Paralyzed in the skincare aisle of CVS: I stare hard at the
face creams, as if looking at them long enough will reveal a secret, a youth
dew, an elixir to erase 20 years from my face.
I used to buy expensive creams. I believed
the more I spent on potions with Shea butter and aloe and wheat germ oil and
jojoba, the better my chances of turning back the clock. But I couldn’t afford $90
an ounce. Then I started reading labels and saw that most face creams contain
the same stuff.
I also remembered something I once heard: that motor oil offers the same benefits as face
cream. And I thought of my
mother, whose skin was practically lineless until the day she died (smoking and
drinking and lung cancer be damned), and who, for as long as I could remember,
gave herself Crisco facials and walked around the house glistening in vegetable
grease.
I was a teenager in southern California in the late 1970s,
where baking in the sun and wearing little more than Bain de Soleil was just
what you did.
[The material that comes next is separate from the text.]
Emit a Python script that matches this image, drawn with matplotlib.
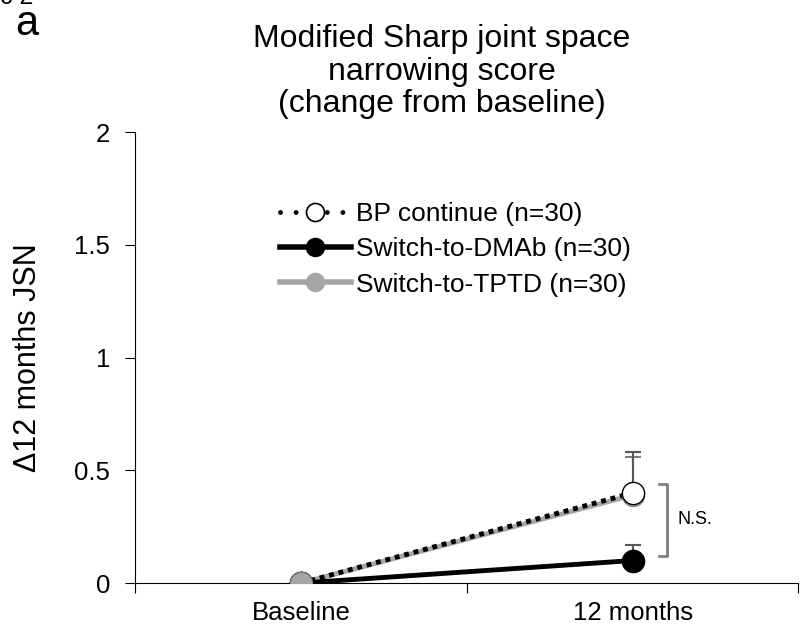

No one knew from skin cancer or premature wrinkling or SPF,
except Mrs. Crisco Face, and who listened to parents anyway.
My skin is soft, but after a walk in 22-degrees, it feels like sandpaper. Plus, the powder
foundation I wear makes my wrinkles look like cracks in the sidewalk. The other night, while removing eye makeup, a pinch
of skin stayed pinched and pushed to one side long after I’d let go.
Now I’m a skin-cream maven, slathering products all over my
face at every opportunity, like over-watering a parched and dying houseplant. The truth is, aside from Botox, nothing is going to give me the tight,
lineless skin of a 20- or 30-year-old, because I’m not 20 or 30 years old.
And yet, away from a mirror, I sometimes forget that I am the age I am. When I
am swimming or hiking, feeling fit and energized, I forget that
my face reveals my age.
When I do remember, I try to look kindly, even lovingly,
upon my aging face, with its wrinkles and puffs and sags; to see its lines as
imprints of my history; of strength and perseverance; sorrow and laughter; struggle
and triumph; of life vigorously lived.